UK
Kashmiris and Sikhs Condemn India as a Sham Democracy and a Failed State
London : An array of leading Kashmiri and Sikh organisations came together in an impressive joint demonstration outside India’s High Commission in London on India’s Republic Day. Protesters came from around the UK to hit a strident note of opposition to the continuing denial of basic human rights as well as the right of self-determination in Indian controlled Punjab and Kashmir. Pledging to maintain their struggle for freedom, they called for the perpetrators of mass human rights abuses by Indian forces to be punished in an international tribunal as the Indian judicial system has become a mute spectator when it comes to atrocities against minorities. Today was, they said, a ‘black day’ for their nations as the Indian constitution merely formalized Indian colonial control over their respective homelands.

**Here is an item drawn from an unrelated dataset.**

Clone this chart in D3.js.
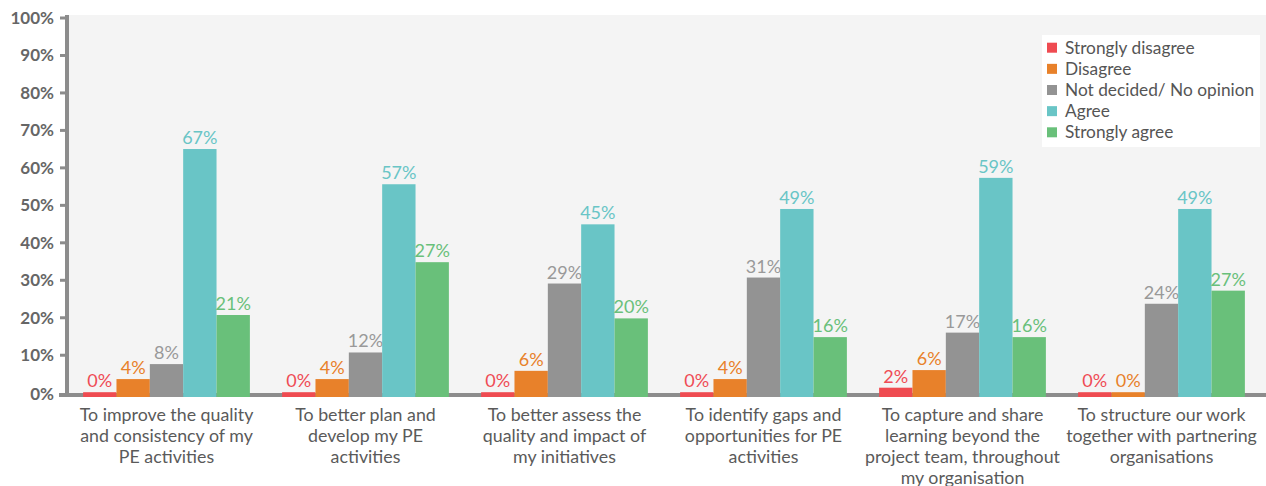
<!DOCTYPE html>
<html>
<head>
<meta charset="utf-8">
<script src="https://cdn.jsdelivr.net/npm/d3@7"></script>
<style>
  html, body { margin: 0; padding: 0; background: #ffffff; }
  svg { display: block; }
</style>
</head>
<body>
<svg id="chart" width="1266" height="486"></svg>
<script>
const categories = [
  "To improve the quality\nand consistency of my\nPE activities",
  "To better plan and\ndevelop my PE\nactivities",
  "To better assess the\nquality and impact of\nmy initiatives",
  "To identify gaps and\nopportunities for PE\nactivities",
  "To capture and share\nlearning beyond the\nproject team, throughout\nmy organisation",
  "To structure our work\ntogether with partnering\norganisations"
];
const seriesNames = ["Strongly disagree", "Disagree", "Not decided/ No opinion", "Agree", "Strongly agree"];
const seriesColors = ["#ef4b51", "#e8812a", "#939393", "#69c5c6", "#69c07a"];
const labelColors  = ["#ef4b55", "#e8812a", "#999999", "#69c5c6", "#69c07a"];

// bar heights as drawn (percent)
const stronglyDisagree = [0, 0, 0, 0, 1.2, 0];
const disagree         = [3.5, 3.5, 5.7, 3.5, 5.9, 0];
const notDecided       = [7.5, 10.6, 29.0, 30.6, 15.9, 23.6];
const agree            = [64.9, 55.5, 44.8, 48.9, 57.2, 48.9];
const stronglyAgree    = [20.6, 34.7, 19.7, 14.7, 14.7, 27.1];

// printed value labels
const stronglyDisagreeLabels = ["0%", "0%", "0%", "0%", "2%", "0%"];
const disagreeLabels         = ["4%", "4%", "6%", "4%", "6%", "0%"];
const notDecidedLabels       = ["8%", "12%", "29%", "31%", "17%", "24%"];
const agreeLabels            = ["67%", "57%", "45%", "49%", "59%", "49%"];
const stronglyAgreeLabels    = ["21%", "27%", "20%", "16%", "16%", "27%"];

const yTicks = [0, 10, 20, 30, 40, 50, 60, 70, 80, 90, 100];

const seriesValues = [stronglyDisagree, disagree, notDecided, agree, stronglyAgree];
const seriesLabels = [stronglyDisagreeLabels, disagreeLabels, notDecidedLabels, agreeLabels, stronglyAgreeLabels];

const svg = d3.select("#chart");
const W = 1266;
const font = "Lato, 'Open Sans', sans-serif";

const x0 = d3.scaleBand().domain(d3.range(categories.length)).range([67, 1261])
  .paddingInner(0.162).paddingOuter(0.081);
const x1 = d3.scaleBand().domain(d3.range(seriesNames.length)).range([0, x0.bandwidth()]);
const y = d3.scaleLinear().domain([0, 100]).range([392.2, 17.5]);
const baseY = 395;

// plot background
svg.append("rect").attr("x", 67).attr("y", 15).attr("width", W - 67).attr("height", baseY - 15)
  .attr("fill", "#f4f4f4");

// baseline
svg.append("rect").attr("x", 59).attr("y", baseY - 2).attr("width", W - 59).attr("height", 4)
  .attr("fill", "#8c8c8c");

// y axis
const yAxis = d3.axisLeft(y).tickValues(yTicks).tickFormat(d => d + "%").tickSize(6).tickPadding(6);
const gy = svg.append("g").attr("transform", "translate(66,0)").call(yAxis);
gy.select(".domain").remove();
gy.selectAll(".tick line").attr("stroke", "#8c8c8c").attr("stroke-width", 3);
gy.selectAll(".tick").filter(d => d === 0).attr("transform", `translate(0,${baseY - 0.5})`);
gy.selectAll(".tick text").attr("fill", "#666").attr("font-family", font)
  .attr("font-size", 17).attr("font-weight", "bold").attr("dy", "0.34em");
svg.append("rect").attr("x", 65).attr("y", 15).attr("width", 4).attr("height", baseY + 2 - 15)
  .attr("fill", "#8c8c8c");

// bars
const groups = svg.append("g").selectAll("g").data(categories).join("g")
  .attr("transform", (d, i) => `translate(${x0(i)},0)`);

groups.each(function(cat, ci) {
  const g = d3.select(this);
  seriesNames.forEach((s, si) => {
    const v = seriesValues[si][ci];
    g.append("rect")
      .attr("x", x1(si)).attr("width", x1.bandwidth())
      .attr("y", y(v)).attr("height", baseY + 2 - y(v))
      .attr("fill", seriesColors[si]);
    g.append("text")
      .attr("x", x1(si) + x1.bandwidth() / 2).attr("y", y(v) - 5)
      .attr("text-anchor", "middle")
      .attr("font-family", font).attr("font-size", 18)
      .attr("fill", labelColors[si])
      .text(seriesLabels[si][ci]);
  });
  const lines = cat.split("\n");
  const t = g.append("text").attr("text-anchor", "middle")
    .attr("font-family", font).attr("font-size", 17.8).attr("fill", "#5a5a5a");
  lines.forEach((ln, li) => {
    t.append("tspan").attr("x", x0.bandwidth() / 2).attr("y", 420.7 + li * 21).text(ln);
  });
});

// legend
const lg = svg.append("g");
lg.append("rect").attr("x", 1042).attr("y", 35).attr("width", 218).attr("height", 112).attr("fill", "#ffffff");
seriesNames.forEach((s, i) => {
  const cy = 47.7 + i * 21.15;
  lg.append("rect").attr("x", 1047).attr("y", cy - 5).attr("width", 10).attr("height", 10)
    .attr("fill", seriesColors[i]);
  lg.append("text").attr("x", 1065).attr("y", cy).attr("dy", "0.35em")
    .attr("font-family", font).attr("font-size", 17.3).attr("fill", "#555")
    .text(s);
});
</script>
</body>
</html>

They were joined by Lord Nazir Ahmed, Chair of ‘Parliamentarians for National Self-determination’, who rubbished India’s claims to be a true democracy; instead he described it as a ‘Banana Republic’ whose polity works only for the Hindu majority. He castigated right wing Hindutva forces, now openly backed by a BJP central government, who he said are targeting Christians, Sikhs and Muslims by violence and repression with a view to crushing their rights and very identities as religious communities. He also condemned the forceful denial of self-determination to the Sikhs and Kashmiris as nations, in their historic homelands – at the costs of tens of thousands of lives. The clear breach of UN Resolutions on Kashmir and the official rejection by India of the UN’s own requirements on self-determination (set out in Article 1 of the 1966 Covenant on Human Rights) puts India in the dock as far as responsibility for those conflicts goes.

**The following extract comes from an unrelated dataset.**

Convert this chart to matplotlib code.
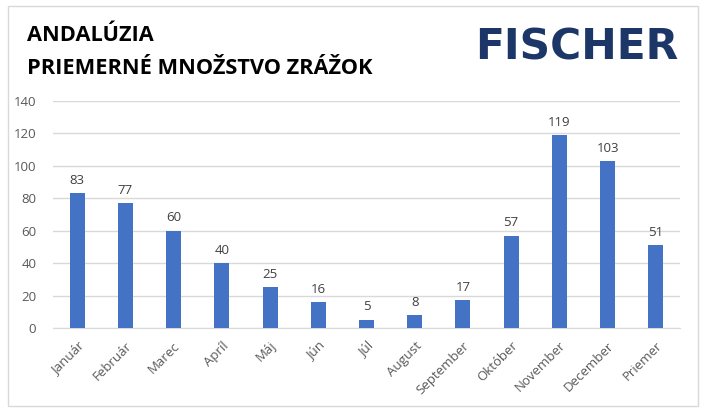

Amrik Singh Sahota, OBE (President of the Council of Khalistan) called on the international community to open its eyes and see India’s sham democracy for what it is. Its transgressions against minorities has already started extend to aggression against neighboring states including Pakistan and China. The potential for a cataclysmic nuclear conflict – which would be focused on the Punjab and Kashmir regions – should be an urgent priority for the international community. He called for peaceful conflict resolution, leading to freedom in both regions, underpinned by international law.

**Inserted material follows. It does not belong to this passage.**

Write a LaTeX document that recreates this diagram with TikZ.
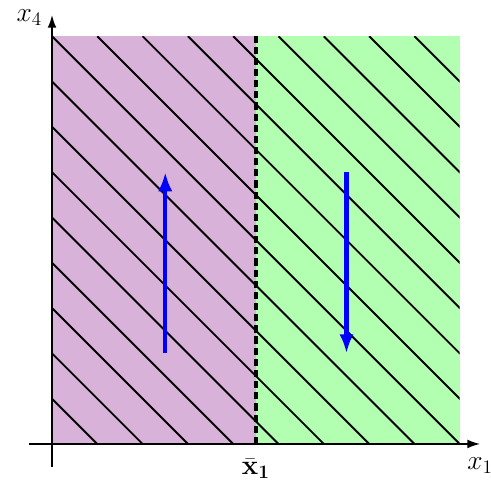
\documentclass[tikz,border=0pt]{standalone}
\usepackage{amsmath,amssymb}
\usetikzlibrary{arrows.meta}

\begin{document}
\begin{tikzpicture}[x=1cm, y=1cm, every node/.style={font=\fontsize{18}{21}\selectfont}, >={Latex[length=8pt,width=5.5pt]},
	hatch/.style={black, line width=1.2pt},
	flow/.style={blue, line width=2.6pt, -{Latex[length=12pt,width=9pt]}}]
	\useasboundingbox (-1.148,-0.927) rectangle (9.69,9.80);
	\fill[violet!30] (0,0) rectangle (4.5,9);
	\fill[green!30] (4.5,0) rectangle (9,9);
	\begin{scope}
		\clip (0,0) rectangle (9,9);
		\foreach \c in {1,...,17}
			\draw[hatch] (\c-9,9) -- (\c,0);
	\end{scope}
	\draw[black, line width=2.3pt, dash pattern=on 4.5pt off 2.5pt] (4.5,0) -- (4.5,9);
	\draw[->, line width=1pt] (-0.5,0) -- (9.45,0);
	\draw[->, line width=1pt] (0,-0.5) -- (0,9.47);
	\node (xfour) at (-0.5,9.42) {$x_4$};
	\node (xone) at (9.45,-0.47) {$x_1$};
	\node (xbar) at (4.5,-0.55) {$\bar{\mathbf{x}}_{\mathbf{1}}$};
	\coordinate (upA) at (2.5,2);
	\coordinate (upB) at (2.5,6);
	\coordinate (downA) at (6.5,6);
	\coordinate (downB) at (6.5,2);
	\draw[flow] (upA) -- (upB);
	\draw[flow] (downA) -- (downB);
\end{tikzpicture}
\end{document}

Raja Ishaq Sabir (President of the All Parties Kashmir Coordination Committee) also urged international intervention – in the wider interests of global peace and security. Whilst he welcomed the recent debate on Kashmir in the UK’s House of Commons, carrying a motion in favour of self-determination, he urged the UK Government and the new Trump administration to take effective steps to halt the Hindutva juggernaut in its tracks so that tens of millions of people in the conflict zones could finally enjoy the self-respect of independence that was meant to be the rationale behind the 1947 decolonization process.